*What to do:* Pictures are not part of the copy; repeat everything else in the records exactly.

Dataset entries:

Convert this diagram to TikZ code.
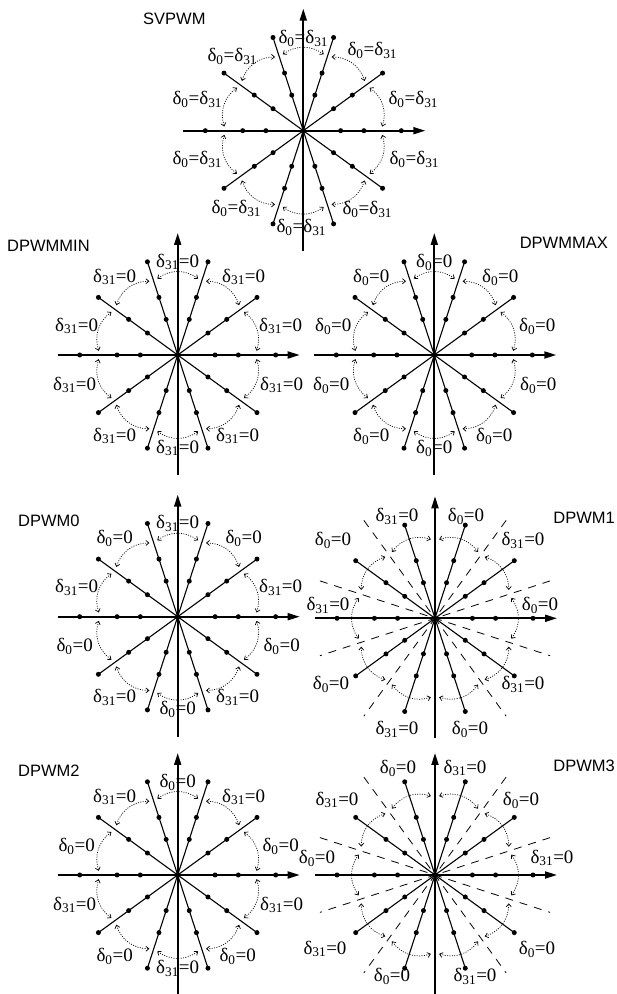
\documentclass[tikz,border=0pt]{standalone}
\usepackage{fontspec}
\setmainfont{Liberation Serif}
\newfontfamily\titlefont{Liberation Sans}
\usetikzlibrary{arrows.meta}

\newcommand{\dsub}[1]{δ\textsubscript{#1}}
\newcommand{\dboth}{\dsub{0}=\dsub{31}}
\newcommand{\dzero}{\dsub{0}=0}
\newcommand{\dfull}{\dsub{31}=0}

% label spots, first one on top, then clockwise
\newcommand{\posSV}{0/92,69/80,110/31,111/-29,64/-79,-2/-97,-67/-78,-106/-29,-106/31,-71/74}
\newcommand{\posA}{0/93,66/78,103/29,104/-30,60/-81,0/-93,-63/-81,-103/-30,-101/29,-63/78}
\newcommand{\posB}{31/102,88/78,105/13,88/-66,35/-111,-38/-111,-104/-66,-107/13,-102/78,-38/102}
\newcommand{\posC}{30/107,86/75,117/17,102/-74,40/-101,-43/-101,-110/-74,-118/17,-98/75,-37/107}

% axes, the five lines and their vectors
\newcommand{\vplane}{%
  \draw[axis] (-120,0) -- (122,0);
  \draw[axis] (0,-120) -- (0,122);
  \foreach \a in {36,72,108,144}
    \draw[ray] (\a:98) -- (\a+180:98);
  \foreach \a in {0,36,...,324}
    \foreach \r in {37.4,60.6,98}
      \fill (\a:\r) circle (2.5);
  \fill (0,0) circle (2.5);
}

% swings round the middle angles #1
\newcommand{\swings}[1]{%
  \foreach \a in {#1}
    \draw[swing] (\a-15:79) to[bend right=36] (\a+15:79);
}

% sector texts, #2 and #3 take turns
\newcommand{\planelabels}[4]{%
  \foreach \x/\y [count=\k] in #1 {
    \ifodd\k\relax \node[lbl] (#4\k) at (\x,\y) {#2};
    \else \node[lbl] (#4\k) at (\x,\y) {#3};\fi
  }
}

\begin{document}
\begin{tikzpicture}[
  x=1pt, y=1pt,
  axis/.style={line width=1.8, -{Triangle[length=12pt,width=7pt]}},
  ray/.style={line width=1.1},
  swing/.style={line width=0.7, dash pattern=on 1pt off 1.4pt,
                {Straight Barb[length=3pt,width=5pt]}-{Straight Barb[length=3pt,width=5pt]}},
  split/.style={line width=0.8, dash pattern=on 8pt off 7pt},
  lbl/.style={inner sep=0pt, font=\fontsize{19}{22}\selectfont},
  title/.style={inner sep=0pt, font=\titlefont\fontsize{16.5}{19}\selectfont},
]
\path[fill=white] (0,0) rectangle (617,994);
\useasboundingbox (0,0) rectangle (617,994);

% SVPWM
\begin{scope}[shift={(303.3,863.3)}]
  \vplane
  \swings{18,54,...,342}
  \planelabels{\posSV}{\dboth}{\dboth}{sv}
\end{scope}
\node[title, anchor=west] (svpwm) at (143,975) {SVPWM};

% DPWMMIN
\begin{scope}[shift={(177.7,639)}]
  \vplane
  \swings{18,54,...,342}
  \planelabels{\posA}{\dfull}{\dfull}{mn}
\end{scope}
\node[title, anchor=west] (dpwmmin) at (7,748.5) {DPWMMIN};

% DPWMMAX
\begin{scope}[shift={(434.3,639)}]
  \vplane
  \swings{18,54,...,342}
  \planelabels{\posA}{\dzero}{\dzero}{mx}
\end{scope}
\node[title, anchor=east] (dpwmmax) at (608,751.5) {DPWMMAX};

% DPWM0
\begin{scope}[shift={(177.7,377.3)}]
  \vplane
  \swings{18,54,...,342}
  \planelabels{\posA}{\dfull}{\dzero}{za}
\end{scope}
\node[title, anchor=west] (dpwm0) at (18,473) {DPWM0};

% DPWM1
\begin{scope}[shift={(435,375.7)}]
  \foreach \a in {18,54,126,162}
    \draw[split] (\a:121) -- (\a+180:121);
  \vplane
  \swings{0,36,...,324}
  \planelabels{\posB}{\dzero}{\dfull}{zb}
\end{scope}
\node[title, anchor=east] (dpwm1) at (615,476.5) {DPWM1};

% DPWM2
\begin{scope}[shift={(177.7,119)}]
  \vplane
  \swings{18,54,...,342}
  \planelabels{\posA}{\dzero}{\dfull}{zc}
\end{scope}
\node[title, anchor=west] (dpwm2) at (18,223) {DPWM2};

% DPWM3
\begin{scope}[shift={(435,119)}]
  \foreach \a in {18,54,126,162}
    \draw[split] (\a:121) -- (\a+180:121);
  \vplane
  \swings{0,36,...,324}
  \planelabels{\posC}{\dfull}{\dzero}{zd}
\end{scope}
\node[title, anchor=east] (dpwm3) at (615,228) {DPWM3};
\end{tikzpicture}
\end{document}
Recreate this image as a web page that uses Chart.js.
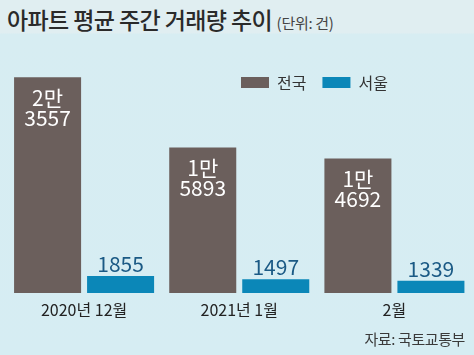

*Written solution:*
Convert this diagram to TikZ code.
\documentclass[tikz,border=0pt]{standalone}
\usepackage{fontspec}
\setmainfont{Liberation Serif}
\newfontfamily\titlefont{Liberation Sans}
\usetikzlibrary{arrows.meta}

\newcommand{\dsub}[1]{δ\textsubscript{#1}}
\newcommand{\dboth}{\dsub{0}=\dsub{31}}
\newcommand{\dzero}{\dsub{0}=0}
\newcommand{\dfull}{\dsub{31}=0}

% label spots, first one on top, then clockwise
\newcommand{\posSV}{0/92,69/80,110/31,111/-29,64/-79,-2/-97,-67/-78,-106/-29,-106/31,-71/74}
\newcommand{\posA}{0/93,66/78,103/29,104/-30,60/-81,0/-93,-63/-81,-103/-30,-101/29,-63/78}
\newcommand{\posB}{31/102,88/78,105/13,88/-66,35/-111,-38/-111,-104/-66,-107/13,-102/78,-38/102}
\newcommand{\posC}{30/107,86/75,117/17,102/-74,40/-101,-43/-101,-110/-74,-118/17,-98/75,-37/107}

% axes, the five lines and their vectors
\newcommand{\vplane}{%
  \draw[axis] (-120,0) -- (122,0);
  \draw[axis] (0,-120) -- (0,122);
  \foreach \a in {36,72,108,144}
    \draw[ray] (\a:98) -- (\a+180:98);
  \foreach \a in {0,36,...,324}
    \foreach \r in {37.4,60.6,98}
      \fill (\a:\r) circle (2.5);
  \fill (0,0) circle (2.5);
}

% swings round the middle angles #1
\newcommand{\swings}[1]{%
  \foreach \a in {#1}
    \draw[swing] (\a-15:79) to[bend right=36] (\a+15:79);
}

% sector texts, #2 and #3 take turns
\newcommand{\planelabels}[4]{%
  \foreach \x/\y [count=\k] in #1 {
    \ifodd\k\relax \node[lbl] (#4\k) at (\x,\y) {#2};
    \else \node[lbl] (#4\k) at (\x,\y) {#3};\fi
  }
}

\begin{document}
\begin{tikzpicture}[
  x=1pt, y=1pt,
  axis/.style={line width=1.8, -{Triangle[length=12pt,width=7pt]}},
  ray/.style={line width=1.1},
  swing/.style={line width=0.7, dash pattern=on 1pt off 1.4pt,
                {Straight Barb[length=3pt,width=5pt]}-{Straight Barb[length=3pt,width=5pt]}},
  split/.style={line width=0.8, dash pattern=on 8pt off 7pt},
  lbl/.style={inner sep=0pt, font=\fontsize{19}{22}\selectfont},
  title/.style={inner sep=0pt, font=\titlefont\fontsize{16.5}{19}\selectfont},
]
\path[fill=white] (0,0) rectangle (617,994);
\useasboundingbox (0,0) rectangle (617,994);

% SVPWM
\begin{scope}[shift={(303.3,863.3)}]
  \vplane
  \swings{18,54,...,342}
  \planelabels{\posSV}{\dboth}{\dboth}{sv}
\end{scope}
\node[title, anchor=west] (svpwm) at (143,975) {SVPWM};

% DPWMMIN
\begin{scope}[shift={(177.7,639)}]
  \vplane
  \swings{18,54,...,342}
  \planelabels{\posA}{\dfull}{\dfull}{mn}
\end{scope}
\node[title, anchor=west] (dpwmmin) at (7,748.5) {DPWMMIN};

% DPWMMAX
\begin{scope}[shift={(434.3,639)}]
  \vplane
  \swings{18,54,...,342}
  \planelabels{\posA}{\dzero}{\dzero}{mx}
\end{scope}
\node[title, anchor=east] (dpwmmax) at (608,751.5) {DPWMMAX};

% DPWM0
\begin{scope}[shift={(177.7,377.3)}]
  \vplane
  \swings{18,54,...,342}
  \planelabels{\posA}{\dfull}{\dzero}{za}
\end{scope}
\node[title, anchor=west] (dpwm0) at (18,473) {DPWM0};

% DPWM1
\begin{scope}[shift={(435,375.7)}]
  \foreach \a in {18,54,126,162}
    \draw[split] (\a:121) -- (\a+180:121);
  \vplane
  \swings{0,36,...,324}
  \planelabels{\posB}{\dzero}{\dfull}{zb}
\end{scope}
\node[title, anchor=east] (dpwm1) at (615,476.5) {DPWM1};

% DPWM2
\begin{scope}[shift={(177.7,119)}]
  \vplane
  \swings{18,54,...,342}
  \planelabels{\posA}{\dzero}{\dfull}{zc}
\end{scope}
\node[title, anchor=west] (dpwm2) at (18,223) {DPWM2};

% DPWM3
\begin{scope}[shift={(435,119)}]
  \foreach \a in {18,54,126,162}
    \draw[split] (\a:121) -- (\a+180:121);
  \vplane
  \swings{0,36,...,324}
  \planelabels{\posC}{\dfull}{\dzero}{zd}
\end{scope}
\node[title, anchor=east] (dpwm3) at (615,228) {DPWM3};
\end{tikzpicture}
\end{document}
Recreate this image as a web page that uses Chart.js.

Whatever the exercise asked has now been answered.